**Requirements:**
Write out the full listing exactly as given, minus the images.

+ + + +

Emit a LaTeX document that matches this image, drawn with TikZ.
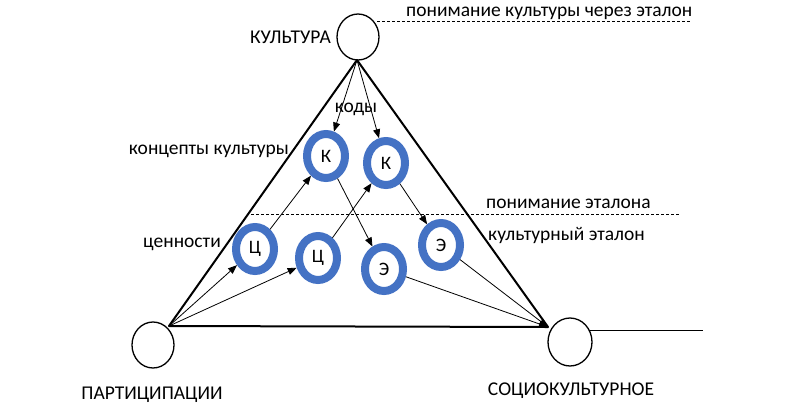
\documentclass[tikz,border=0pt]{standalone}
\usepackage{fontspec}
\setmainfont{Carlito}
\usetikzlibrary{arrows.meta,shapes.geometric}
\definecolor{ringblue}{HTML}{4472C4}
\begin{document}
\begin{tikzpicture}[x=1pt,y=-1pt,
  lbl/.style={font=\fontsize{19.5}{22}\selectfont, inner sep=0pt, text height=13pt, text depth=4pt},
  plain/.style={draw, line width=1.3pt, ellipse, minimum width=42pt, minimum height=46pt, inner sep=0pt},
  ring/.style={draw=ringblue, line width=8pt, fill=white, ellipse, minimum width=38pt, minimum height=44pt, inner sep=0pt, font=\fontsize{19}{21}\selectfont},
  tri/.style={line width=2pt, line join=round},
  arr/.style={line width=0.8pt, -{Triangle[length=9pt,width=7pt]}},
  dashline/.style={line width=0.8pt, dash pattern=on 3pt off 2pt},
  thinline/.style={line width=1pt}
]
\useasboundingbox (0,0) rectangle (789,408);

% triangle corners
\coordinate (A) at (357,60);
\coordinate (L) at (169,326);
\coordinate (R) at (548,327);

\draw[tri] (L) -- (A) -- (R) -- cycle;

% plain circles
\node[plain] (tc) at (358,37) {};
\node[plain] (lc) at (153,345) {};
\node[plain, minimum width=44pt, minimum height=48pt] (rc) at (570,342) {};

\coordinate (rEnd) at (703,331);
\draw[thinline] (rc.30) -- (rc.30 -| rEnd);

% dashed lines
\coordinate (d1s) at (377,21);
\coordinate (d1e) at (690,21);
\draw[dashline] (d1s) -- (d1e);
\coordinate (d2s) at (251,214);
\coordinate (d2e) at (680,214);
\draw[dashline] (d2s) -- (d2e);

% rings
\node[ring] (k1) at (326,156) {К};
\node[ring] (k2) at (386,163) {К};
\node[ring] (c1) at (255,249) {Ц};
\node[ring] (c2) at (318,258) {Ц};
\node[ring] (e1) at (384,269) {Э};
\node[ring] (e2) at (441,245) {Э};

% arrows
\draw[arr] (A) -- (k1);
\draw[arr] (A) -- (k2);
\draw[arr] (L) -- (c1);
\draw[arr] (L) -- (c2);
\draw[arr] (c1) -- (k1);
\draw[arr] (c2) -- (k2);
\draw[arr] (k1) -- (e1);
\draw[arr] (k2) -- (e2);
\draw[arr] (e1) -- (R);
\draw[arr] (e2) -- (R);

% labels
\node[lbl, anchor=east] (tKult) at (331,39) {КУЛЬТУРА};
\node[lbl, anchor=west] (tPon1) at (406,12) {понимание культуры через эталон};
\node[lbl] (tKody) at (356,108) {коды};
\node[lbl, anchor=east] (tKonc) at (289,150) {концепты культуры};
\node[lbl, anchor=east] (tCen) at (221,243) {ценности};
\node[lbl, anchor=west] (tPon2) at (486,204) {понимание эталона};
\node[lbl, anchor=west] (tEt) at (488,236) {культурный эталон};
\node[lbl] (tPart) at (152,395) {ПАРТИЦИПАЦИИ};
\node[lbl] (tSoc) at (571,391) {СОЦИОКУЛЬТУРНОЕ};
\end{tikzpicture}
\end{document}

+ + + +

**Task result:**
Emit a LaTeX document that matches this image, drawn with TikZ.
\documentclass[tikz,border=0pt]{standalone}
\usepackage{fontspec}
\setmainfont{Carlito}
\usetikzlibrary{arrows.meta,shapes.geometric}
\definecolor{ringblue}{HTML}{4472C4}
\begin{document}
\begin{tikzpicture}[x=1pt,y=-1pt,
  lbl/.style={font=\fontsize{19.5}{22}\selectfont, inner sep=0pt, text height=13pt, text depth=4pt},
  plain/.style={draw, line width=1.3pt, ellipse, minimum width=42pt, minimum height=46pt, inner sep=0pt},
  ring/.style={draw=ringblue, line width=8pt, fill=white, ellipse, minimum width=38pt, minimum height=44pt, inner sep=0pt, font=\fontsize{19}{21}\selectfont},
  tri/.style={line width=2pt, line join=round},
  arr/.style={line width=0.8pt, -{Triangle[length=9pt,width=7pt]}},
  dashline/.style={line width=0.8pt, dash pattern=on 3pt off 2pt},
  thinline/.style={line width=1pt}
]
\useasboundingbox (0,0) rectangle (789,408);

% triangle corners
\coordinate (A) at (357,60);
\coordinate (L) at (169,326);
\coordinate (R) at (548,327);

\draw[tri] (L) -- (A) -- (R) -- cycle;

% plain circles
\node[plain] (tc) at (358,37) {};
\node[plain] (lc) at (153,345) {};
\node[plain, minimum width=44pt, minimum height=48pt] (rc) at (570,342) {};

\coordinate (rEnd) at (703,331);
\draw[thinline] (rc.30) -- (rc.30 -| rEnd);

% dashed lines
\coordinate (d1s) at (377,21);
\coordinate (d1e) at (690,21);
\draw[dashline] (d1s) -- (d1e);
\coordinate (d2s) at (251,214);
\coordinate (d2e) at (680,214);
\draw[dashline] (d2s) -- (d2e);

% rings
\node[ring] (k1) at (326,156) {К};
\node[ring] (k2) at (386,163) {К};
\node[ring] (c1) at (255,249) {Ц};
\node[ring] (c2) at (318,258) {Ц};
\node[ring] (e1) at (384,269) {Э};
\node[ring] (e2) at (441,245) {Э};

% arrows
\draw[arr] (A) -- (k1);
\draw[arr] (A) -- (k2);
\draw[arr] (L) -- (c1);
\draw[arr] (L) -- (c2);
\draw[arr] (c1) -- (k1);
\draw[arr] (c2) -- (k2);
\draw[arr] (k1) -- (e1);
\draw[arr] (k2) -- (e2);
\draw[arr] (e1) -- (R);
\draw[arr] (e2) -- (R);

% labels
\node[lbl, anchor=east] (tKult) at (331,39) {КУЛЬТУРА};
\node[lbl, anchor=west] (tPon1) at (406,12) {понимание культуры через эталон};
\node[lbl] (tKody) at (356,108) {коды};
\node[lbl, anchor=east] (tKonc) at (289,150) {концепты культуры};
\node[lbl, anchor=east] (tCen) at (221,243) {ценности};
\node[lbl, anchor=west] (tPon2) at (486,204) {понимание эталона};
\node[lbl, anchor=west] (tEt) at (488,236) {культурный эталон};
\node[lbl] (tPart) at (152,395) {ПАРТИЦИПАЦИИ};
\node[lbl] (tSoc) at (571,391) {СОЦИОКУЛЬТУРНОЕ};
\end{tikzpicture}
\end{document}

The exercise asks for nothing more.